Written task: Leave out any pictures and transcribe all other data below exactly.

Data block:
-- Begin --

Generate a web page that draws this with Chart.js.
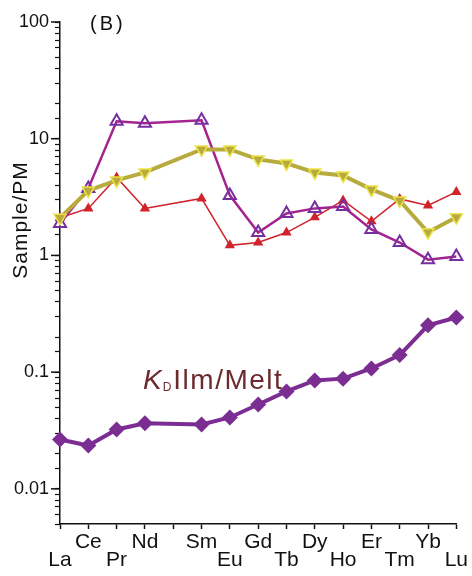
<!DOCTYPE html>
<html>
<head>
<meta charset="utf-8">
<script src="https://cdn.jsdelivr.net/npm/chart.js@4"></script>
<style>
  html, body { margin: 0; padding: 0; background: #fff; }
</style>
</head>
<body>
<canvas id="chart" width="472" height="576"></canvas>
<script>
// REE order (Pm kept as an empty slot so the spacing matches)
const elements = ['La', 'Ce', 'Pr', 'Nd', 'Pm', 'Sm', 'Eu', 'Gd', 'Tb', 'Dy', 'Ho', 'Er', 'Tm', 'Yb', 'Lu'];
const axisLabels = ['La', 'Ce', 'Pr', 'Nd', '', 'Sm', 'Eu', 'Gd', 'Tb', 'Dy', 'Ho', 'Er', 'Tm', 'Yb', 'Lu'];
const yTickLabels = [100, 10, 1, 0.1, 0.01];

// sample / primitive mantle
const openTriangle = [1.88, 3.75, 14.1, 13.6, null, 14.4, 3.27, 1.57, 2.29, 2.53, 2.63, 1.67, 1.29, 0.92, 0.98];
const redTriangle = [2.1, 2.53, 4.66, 2.53, null, 3.08, 1.22, 1.29, 1.57, 2.12, 2.96, 1.96, 3.05, 2.68, 3.5];
const yellowTriangle = [2.1, 3.6, 4.39, 5.14, null, 8.1, 8.1, 6.65, 6.14, 5.14, 4.85, 3.68, 2.95, 1.58, 2.12];
// partition coefficients ilmenite / melt
const kdIlmMelt = [0.0265, 0.0235, 0.0323, 0.0365, null, 0.0356, 0.0409, 0.0528, 0.0684, 0.085, 0.088, 0.1075, 0.14, 0.252, 0.294];

const font = 'Arial, "Liberation Sans", sans-serif';

// free text on the plot + longer major ticks
const textPlugin = {
  id: 'texts',
  afterDraw(chart) {
    const ctx = chart.ctx;
    const ys = chart.scales.y;
    ctx.save();
    ctx.strokeStyle = '#111';
    ctx.lineWidth = 1.5;
    yTickLabels.forEach(v => {
      const py = ys.getPixelForValue(v);
      ctx.beginPath();
      ctx.moveTo(ys.right - 9, py);
      ctx.lineTo(ys.right, py);
      ctx.stroke();
    });

    ctx.fillStyle = '#111';
    ctx.textBaseline = 'alphabetic';
    ctx.textAlign = 'left';
    ctx.font = '20px ' + font;
    ctx.letterSpacing = '3px';
    ctx.fillText('(B)', 90, 30);

    // y title
    ctx.letterSpacing = '1px';
    ctx.save();
    ctx.translate(27, 220);
    ctx.rotate(-Math.PI / 2);
    ctx.textAlign = 'center';
    ctx.font = '21px ' + font;
    ctx.fillText('Sample/PM', 0, 0);
    ctx.restore();

    // K_D Ilm/Melt
    ctx.fillStyle = '#6b2a2c';
    ctx.letterSpacing = '1px';
    let x = 143;
    const y = 389;
    ctx.font = 'italic 28px ' + font;
    ctx.fillText('K', x, y);
    x += ctx.measureText('K').width;
    ctx.font = '12px ' + font;
    ctx.fillText('D', x, y + 2);
    x += ctx.measureText('D').width + 1;
    ctx.font = '28px ' + font;
    ctx.letterSpacing = '1.5px';
    ctx.fillText('Ilm/Melt', x, y);
    ctx.restore();
  }
};

new Chart(document.getElementById('chart'), {
  type: 'line',
  data: {
    labels: elements,
    datasets: [
      {
        label: 'KD Ilm/Melt',
        data: kdIlmMelt,
        borderColor: '#7b2d92',
        backgroundColor: '#7b2d92',
        borderWidth: 4,
        pointStyle: 'rectRot',
        pointRadius: 8,
        pointBorderWidth: 0,
        spanGaps: true,
      },
      {
        label: 'yellow',
        data: yellowTriangle,
        borderColor: '#b8ab3e',
        backgroundColor: '#b8ab3e',
        borderWidth: 4,
        pointStyle: 'triangle',
        pointRotation: 180,
        pointRadius: 7,
        pointBorderColor: '#ece44a',
        pointBorderWidth: 1.5,
        spanGaps: true,
      },
      {
        label: 'open',
        data: openTriangle,
        borderColor: '#a3248f',
        backgroundColor: 'rgba(255,255,255,0)',
        borderWidth: 2.5,
        pointStyle: 'triangle',
        pointRadius: 7,
        pointBorderColor: '#772fa0',
        pointBorderWidth: 2,
        spanGaps: true,
      },
      {
        label: 'red',
        data: redTriangle,
        borderColor: '#d1232b',
        backgroundColor: '#d1232b',
        borderWidth: 1.5,
        pointStyle: 'triangle',
        pointRadius: 6,
        pointBorderWidth: 0,
        spanGaps: true,
      },
    ],
  },
  options: {
    responsive: false,
    animation: false,
    layout: { autoPadding: false, padding: { top: 22, right: 9, left: 0, bottom: 0 } },
    plugins: { legend: { display: false }, tooltip: { enabled: false } },
    scales: {
      x: {
        type: 'category',
        offset: false,
        afterFit(scale) { scale.height = 52; },
        grid: { drawOnChartArea: false, drawTicks: true, tickLength: 5, tickColor: '#111', tickWidth: 1.5 },
        border: { color: '#111', width: 1.5 },
        ticks: {
          autoSkip: false,
          maxRotation: 0,
          padding: 4,
          color: '#111',
          font: { family: font, size: 21, lineHeight: 0.86 },
          callback(value, index) {
            const t = axisLabels[index];
            return index % 2 === 1 ? [t, ''] : ['', t];
          },
        },
      },
      y: {
        type: 'logarithmic',
        min: 0.005,
        max: 100,
        afterFit(scale) { scale.width = 60; },
        grid: { drawOnChartArea: false, drawTicks: true, tickLength: 5, tickColor: '#111', tickWidth: 1.2 },
        border: { color: '#111', width: 1.5 },
        ticks: {
          autoSkip: false,
          padding: 6,
          color: '#111',
          font: { family: font, size: 18 },
          callback(value) {
            const hit = yTickLabels.find(v => Math.abs(v - value) / v < 1e-6);
            return hit !== undefined ? String(hit) : '';
          },
        },
      },
    },
  },
  plugins: [textPlugin],
});
</script>
</body>
</html>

-- End --

Finished task:
Generate a web page that draws this with Chart.js.
<!DOCTYPE html>
<html>
<head>
<meta charset="utf-8">
<script src="https://cdn.jsdelivr.net/npm/chart.js@4"></script>
<style>
  html, body { margin: 0; padding: 0; background: #fff; }
</style>
</head>
<body>
<canvas id="chart" width="472" height="576"></canvas>
<script>
// REE order (Pm kept as an empty slot so the spacing matches)
const elements = ['La', 'Ce', 'Pr', 'Nd', 'Pm', 'Sm', 'Eu', 'Gd', 'Tb', 'Dy', 'Ho', 'Er', 'Tm', 'Yb', 'Lu'];
const axisLabels = ['La', 'Ce', 'Pr', 'Nd', '', 'Sm', 'Eu', 'Gd', 'Tb', 'Dy', 'Ho', 'Er', 'Tm', 'Yb', 'Lu'];
const yTickLabels = [100, 10, 1, 0.1, 0.01];

// sample / primitive mantle
const openTriangle = [1.88, 3.75, 14.1, 13.6, null, 14.4, 3.27, 1.57, 2.29, 2.53, 2.63, 1.67, 1.29, 0.92, 0.98];
const redTriangle = [2.1, 2.53, 4.66, 2.53, null, 3.08, 1.22, 1.29, 1.57, 2.12, 2.96, 1.96, 3.05, 2.68, 3.5];
const yellowTriangle = [2.1, 3.6, 4.39, 5.14, null, 8.1, 8.1, 6.65, 6.14, 5.14, 4.85, 3.68, 2.95, 1.58, 2.12];
// partition coefficients ilmenite / melt
const kdIlmMelt = [0.0265, 0.0235, 0.0323, 0.0365, null, 0.0356, 0.0409, 0.0528, 0.0684, 0.085, 0.088, 0.1075, 0.14, 0.252, 0.294];

const font = 'Arial, "Liberation Sans", sans-serif';

// free text on the plot + longer major ticks
const textPlugin = {
  id: 'texts',
  afterDraw(chart) {
    const ctx = chart.ctx;
    const ys = chart.scales.y;
    ctx.save();
    ctx.strokeStyle = '#111';
    ctx.lineWidth = 1.5;
    yTickLabels.forEach(v => {
      const py = ys.getPixelForValue(v);
      ctx.beginPath();
      ctx.moveTo(ys.right - 9, py);
      ctx.lineTo(ys.right, py);
      ctx.stroke();
    });

    ctx.fillStyle = '#111';
    ctx.textBaseline = 'alphabetic';
    ctx.textAlign = 'left';
    ctx.font = '20px ' + font;
    ctx.letterSpacing = '3px';
    ctx.fillText('(B)', 90, 30);

    // y title
    ctx.letterSpacing = '1px';
    ctx.save();
    ctx.translate(27, 220);
    ctx.rotate(-Math.PI / 2);
    ctx.textAlign = 'center';
    ctx.font = '21px ' + font;
    ctx.fillText('Sample/PM', 0, 0);
    ctx.restore();

    // K_D Ilm/Melt
    ctx.fillStyle = '#6b2a2c';
    ctx.letterSpacing = '1px';
    let x = 143;
    const y = 389;
    ctx.font = 'italic 28px ' + font;
    ctx.fillText('K', x, y);
    x += ctx.measureText('K').width;
    ctx.font = '12px ' + font;
    ctx.fillText('D', x, y + 2);
    x += ctx.measureText('D').width + 1;
    ctx.font = '28px ' + font;
    ctx.letterSpacing = '1.5px';
    ctx.fillText('Ilm/Melt', x, y);
    ctx.restore();
  }
};

new Chart(document.getElementById('chart'), {
  type: 'line',
  data: {
    labels: elements,
    datasets: [
      {
        label: 'KD Ilm/Melt',
        data: kdIlmMelt,
        borderColor: '#7b2d92',
        backgroundColor: '#7b2d92',
        borderWidth: 4,
        pointStyle: 'rectRot',
        pointRadius: 8,
        pointBorderWidth: 0,
        spanGaps: true,
      },
      {
        label: 'yellow',
        data: yellowTriangle,
        borderColor: '#b8ab3e',
        backgroundColor: '#b8ab3e',
        borderWidth: 4,
        pointStyle: 'triangle',
        pointRotation: 180,
        pointRadius: 7,
        pointBorderColor: '#ece44a',
        pointBorderWidth: 1.5,
        spanGaps: true,
      },
      {
        label: 'open',
        data: openTriangle,
        borderColor: '#a3248f',
        backgroundColor: 'rgba(255,255,255,0)',
        borderWidth: 2.5,
        pointStyle: 'triangle',
        pointRadius: 7,
        pointBorderColor: '#772fa0',
        pointBorderWidth: 2,
        spanGaps: true,
      },
      {
        label: 'red',
        data: redTriangle,
        borderColor: '#d1232b',
        backgroundColor: '#d1232b',
        borderWidth: 1.5,
        pointStyle: 'triangle',
        pointRadius: 6,
        pointBorderWidth: 0,
        spanGaps: true,
      },
    ],
  },
  options: {
    responsive: false,
    animation: false,
    layout: { autoPadding: false, padding: { top: 22, right: 9, left: 0, bottom: 0 } },
    plugins: { legend: { display: false }, tooltip: { enabled: false } },
    scales: {
      x: {
        type: 'category',
        offset: false,
        afterFit(scale) { scale.height = 52; },
        grid: { drawOnChartArea: false, drawTicks: true, tickLength: 5, tickColor: '#111', tickWidth: 1.5 },
        border: { color: '#111', width: 1.5 },
        ticks: {
          autoSkip: false,
          maxRotation: 0,
          padding: 4,
          color: '#111',
          font: { family: font, size: 21, lineHeight: 0.86 },
          callback(value, index) {
            const t = axisLabels[index];
            return index % 2 === 1 ? [t, ''] : ['', t];
          },
        },
      },
      y: {
        type: 'logarithmic',
        min: 0.005,
        max: 100,
        afterFit(scale) { scale.width = 60; },
        grid: { drawOnChartArea: false, drawTicks: true, tickLength: 5, tickColor: '#111', tickWidth: 1.2 },
        border: { color: '#111', width: 1.5 },
        ticks: {
          autoSkip: false,
          padding: 6,
          color: '#111',
          font: { family: font, size: 18 },
          callback(value) {
            const hit = yTickLabels.find(v => Math.abs(v - value) / v < 1e-6);
            return hit !== undefined ? String(hit) : '';
          },
        },
      },
    },
  },
  plugins: [textPlugin],
});
</script>
</body>
</html>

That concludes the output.